7 Hand-Crank Windows
Most people refer to the classic hand-crank windows as ‘keep fit’ as though it’s a bad thing. Okay, it can get annoying when you have to walk around to roll them up when everyone leaves, but let’s break things down a bit further.
Electric-powered windows are easy to operate, but they are more prone to failure and arguably harder to fix if they do. The rational argument makes electric windows a hard sell since manual ones are very reliable, durable, and still hold a bit of charm because they instantly place a vehicle in a specific era.
6 The Classic Steering Wheel
Old cars kept things simple and minimalist with a round, often attractive steering wheel design. Driving was easy and enjoyable because drivers only had to hold onto the wheel, focus on the road ahead, and work through the attention-demanding manual gearbox.

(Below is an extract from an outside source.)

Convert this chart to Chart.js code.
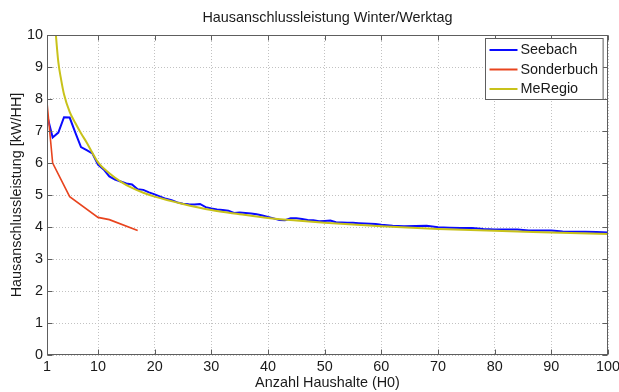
<!DOCTYPE html>
<html>
<head>
<meta charset="utf-8">
<script src="https://cdn.jsdelivr.net/npm/chart.js@4/dist/chart.umd.min.js"></script>
<style>
  html, body { margin: 0; padding: 0; background: #fff; overflow: hidden; }
  #wrap { width: 619px; height: 392px; position: relative; }
</style>
</head>
<body>
<div id="wrap"><canvas id="c"></canvas></div>
<script>
// Titles
const chartTitle = 'Hausanschlussleistung Winter/Werktag';
const xTitle = 'Anzahl Haushalte (H0)';
const yTitle = 'Hausanschlussleistung [kW/HH]';

// Tick labels
const xTickValues = [1, 10, 20, 30, 40, 50, 60, 70, 80, 90, 100];
const yTickValues = [0, 1, 2, 3, 4, 5, 6, 7, 8, 9, 10];

// Seebach (measured)
const seebachX = [1, 2, 3, 4, 5, 6, 7, 8, 9, 10, 11, 12, 13, 14, 15, 16, 17, 18, 19, 20,
  21, 22, 23, 24, 25, 26, 27, 28, 29, 30, 31, 32, 33, 34, 35, 36, 37, 38, 39, 40,
  41, 42, 43, 44, 45, 46, 47, 48, 49, 50, 51, 52, 53, 54, 55, 56, 57, 58, 59, 60,
  62, 64, 66, 68, 70, 72, 74, 76, 78, 80, 82, 84, 86, 88, 90, 92, 94, 96, 98, 100];
const seebachY = [7.5, 6.8, 6.95, 7.43, 7.42, 6.95, 6.5, 6.4, 6.3, 5.95, 5.8, 5.58, 5.48, 5.42, 5.36, 5.33, 5.18, 5.16, 5.08, 5.02,
  4.95, 4.88, 4.84, 4.77, 4.73, 4.71, 4.70, 4.72, 4.62, 4.58, 4.55, 4.53, 4.51, 4.44, 4.45, 4.44, 4.42, 4.40, 4.36, 4.31,
  4.27, 4.22, 4.21, 4.27, 4.27, 4.25, 4.22, 4.21, 4.18, 4.19, 4.20, 4.15, 4.14, 4.13, 4.13, 4.12, 4.11, 4.10, 4.09, 4.07,
  4.04, 4.02, 4.03, 4.04, 3.99, 3.98, 3.97, 3.97, 3.94, 3.92, 3.92, 3.92, 3.89, 3.89, 3.89, 3.86, 3.85, 3.85, 3.84, 3.83];

// Sonderbuch (measured)
const sonderbuchX = [1, 2, 5, 10, 12, 17];
const sonderbuchY = [7.9, 6.0, 4.95, 4.3, 4.23, 3.89];

// MeRegio (reference curve)
const meregioX = [2, 2.5, 3, 3.5, 4, 5, 6, 7, 8, 9, 10, 12, 14, 16, 18, 20, 25, 30, 35, 40, 45, 50, 60, 70, 80, 90, 100];
const meregioY = [11.3, 10.15, 9.15, 8.6, 8.15, 7.6, 7.25, 6.93, 6.64, 6.32, 6.02, 5.68, 5.42, 5.22, 5.07, 4.95, 4.72, 4.53, 4.4, 4.28, 4.2, 4.13, 4.02, 3.94, 3.88, 3.83, 3.78];

const toPoints = (xs, ys) => xs.map((x, i) => ({ x: x, y: ys[i] }));

const FONT = 'Liberation Sans, Arial, sans-serif';
const FONT_SIZE = 14.4;
const TEXT_COLOR = '#1a1a1a';
const BOX_COLOR = '#5e5e5e';
const GRID_COLOR = '#c2c2c2';

// Axes box, inward tick marks, title and legend (MATLAB style)
const matlabFrame = {
  id: 'matlabFrame',
  afterDatasetsDraw(chart) {
    const { ctx, chartArea: a, scales } = chart;
    ctx.save();
    ctx.strokeStyle = BOX_COLOR;
    ctx.lineWidth = 1;
    const L = Math.round(a.left) + 0.5, R = Math.round(a.right) - 0.5;
    const T = Math.round(a.top) + 0.5, B = Math.round(a.bottom) - 0.5;
    ctx.strokeRect(L, T, R - L, B - T);
    const tl = 5;
    ctx.beginPath();
    xTickValues.forEach(v => {
      const px = Math.round(scales.x.getPixelForValue(v)) + 0.5;
      ctx.moveTo(px, B); ctx.lineTo(px, B - tl);
      ctx.moveTo(px, T); ctx.lineTo(px, T + tl);
    });
    yTickValues.forEach(v => {
      const py = Math.round(scales.y.getPixelForValue(v)) + 0.5;
      ctx.moveTo(L, py); ctx.lineTo(L + tl, py);
      ctx.moveTo(R, py); ctx.lineTo(R - tl, py);
    });
    ctx.stroke();
    ctx.restore();
  },
  afterDraw(chart) {
    const { ctx, chartArea: a } = chart;
    ctx.save();
    ctx.font = FONT_SIZE + 'px ' + FONT;
    ctx.fillStyle = TEXT_COLOR;
    ctx.textAlign = 'center';
    ctx.textBaseline = 'alphabetic';
    ctx.fillText(chartTitle, (a.left + a.right) / 2, 21.5);

    // legend box in the upper right corner of the axes
    const ds = chart.data.datasets;
    let maxW = 0;
    ds.forEach(d => { maxW = Math.max(maxW, ctx.measureText(d.label).width); });
    const sample = 28, gap = 3, padL = 4, padR = 5, rowH = 19.5;
    const w = padL + sample + gap + maxW + padR;
    const h = rowH * ds.length + 2.5;
    const bx = Math.round(a.right - 5 - w) + 0.5;
    const by = Math.round(a.top + 3) + 0.5;
    ctx.fillStyle = '#fff';
    ctx.fillRect(bx, by, w, h);
    ctx.strokeStyle = BOX_COLOR;
    ctx.lineWidth = 1;
    ctx.strokeRect(bx, by, w, h);
    ctx.textAlign = 'left';
    ctx.textBaseline = 'middle';
    ds.forEach((d, i) => {
      const cy = by + 11.5 + i * rowH;
      ctx.strokeStyle = d.borderColor;
      ctx.lineWidth = 2;
      ctx.beginPath();
      ctx.moveTo(bx + padL, cy);
      ctx.lineTo(bx + padL + sample, cy);
      ctx.stroke();
      ctx.fillStyle = TEXT_COLOR;
      ctx.fillText(d.label, bx + padL + sample + gap, cy + 0.5);
    });
    ctx.restore();
  }
};

const gridOpts = {
  color: GRID_COLOR,
  lineWidth: 1,
  drawTicks: false
};

new Chart(document.getElementById('c'), {
  type: 'line',
  data: {
    datasets: [
      {
        label: 'Seebach',
        data: toPoints(seebachX, seebachY),
        borderColor: '#0a0aff',
        borderWidth: 2,
        pointRadius: 0,
        tension: 0,
        order: 2
      },
      {
        label: 'Sonderbuch',
        data: toPoints(sonderbuchX, sonderbuchY),
        borderColor: '#e8441e',
        borderWidth: 1.6,
        pointRadius: 0,
        tension: 0,
        order: 1
      },
      {
        label: 'MeRegio',
        data: toPoints(meregioX, meregioY),
        borderColor: '#c8c21a',
        borderWidth: 2,
        pointRadius: 0,
        cubicInterpolationMode: 'monotone',
        order: 0
      }
    ]
  },
  options: {
    responsive: true,
    maintainAspectRatio: false,
    animation: false,
    devicePixelRatio: 1,
    layout: { padding: { top: 35, right: 11, left: 0, bottom: 0 } },
    plugins: {
      legend: { display: false },
      title: { display: false },
      tooltip: { enabled: false }
    },
    scales: {
      x: {
        type: 'linear',
        min: 1,
        max: 100,
        afterBuildTicks(scale) { scale.ticks = xTickValues.map(v => ({ value: v })); },
        afterFit(scale) {
          scale.height = 37;
          scale.paddingLeft = 0;
          scale.paddingRight = 0;
        },
        grid: Object.assign({}, gridOpts),
        border: { display: false, dash: [1, 2] },
        ticks: {
          autoSkip: false,
          maxRotation: 0,
          padding: 3,
          color: TEXT_COLOR,
          font: { family: FONT, size: FONT_SIZE }
        },
        title: {
          display: true,
          text: xTitle,
          color: TEXT_COLOR,
          font: { family: FONT, size: FONT_SIZE },
          padding: { top: 0, bottom: 0 }
        }
      },
      y: {
        type: 'linear',
        min: 0,
        max: 10,
        afterBuildTicks(scale) { scale.ticks = yTickValues.map(v => ({ value: v })); },
        afterFit(scale) {
          scale.width = 47;
          scale.paddingTop = 0;
          scale.paddingBottom = 0;
        },
        grid: Object.assign({}, gridOpts),
        border: { display: false, dash: [1, 2] },
        ticks: {
          padding: 4,
          color: TEXT_COLOR,
          font: { family: FONT, size: FONT_SIZE }
        },
        title: {
          display: true,
          text: yTitle,
          color: TEXT_COLOR,
          font: { family: FONT, size: FONT_SIZE },
          padding: { top: 8, bottom: 0 }
        }
      }
    }
  },
  plugins: [matlabFrame]
});
</script>
</body>
</html>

The modern steering wheel comes in different designs with several additional functions that allow drivers to change cruise control, answer a call, flick through radio settings, and adjust the volume. While these features make it easy to control modern technology, they are still a slight distraction compared to the simple steering wheel from the past.
5 Thin A-Pillars
Most classic cars featured thin A-pillars that made room for big windows. This combination helped to maximize visibility and also saved on the overall vehicle weight. However, these came at the expense of safety in case of an accident.
Nowadays, modern cars have wide A-pillars designed to make the windows and roof stronger to withstand impact. The trade-off is limited visibility that dangerously blocks the driver’s view of cyclists, pedestrians, and sometimes small cars.
4 The T-Top Roof
The awesome T-tops were popular options offered on some sports cars like Corvettes and muscle cars like the Pontiac Trans Am before the revolutionary ’90s. The easily-removable panels were so cool because you could own an open-air fun convertible and a hardtop in one.
The biggest challenges with T-top roofs were leaks during wet days, panel rust, storage complications, and safety concerns in case of a rollover. Today, gearheads exclusively choose either a convertible or a hardtop with a good sunroof.
3 Bench Seats
It’s not a complete discussion about old car features if front bench seats are not included. Unlike modern bucket seats, these retro bench seats were akin to a couch, and they allowed for a bit of intimacy and proximity between driver and front-seat passenger. In addition, they offered extra space to squeeze in a third person.
But for all the comfort and cheap manufacturing costs, bench seats were a safety hazard because automakers could not effectively fix the mandated seatbelts and airbags. Front bucket seats also afford a center console that now houses storage, control features, and switches.
2 Pop-Up Headlights
Pop-up headlights brought a space-age vibe and a sense of occasion and fun when they rose out and rolled back into the hood. These electric lights were also great at maintaining a clean and sleek vehicle design whenever they were completely hidden when not in use.
Unfortunately, pedestrian safety, increasing production expenses, wind noise, and aerodynamics eventually forced automakers to replace pop-up headlights with modern LED headlights. But try as they might, modern headlights can never be as satisfying to operate nor match the charm that pop-up headlights added to classic cars.
1 Simple Interiors
With a blend of exposed metal, leather, smooth wood, and plastic, classic car interiors were primarily clutter-free and felt reassuringly solid from the driver’s seat. Physical controls such as switches and knobs controlled everything, and dimly-lit yet clear analog instrument clusters completed the ambiance.
The transition to touchscreens arrived like a tsunami, and all buttons and switches disappeared into the sophisticated menus. Additional features in automobiles have improved functionality and practicality, but they also ensured a notable increase in interior clutter.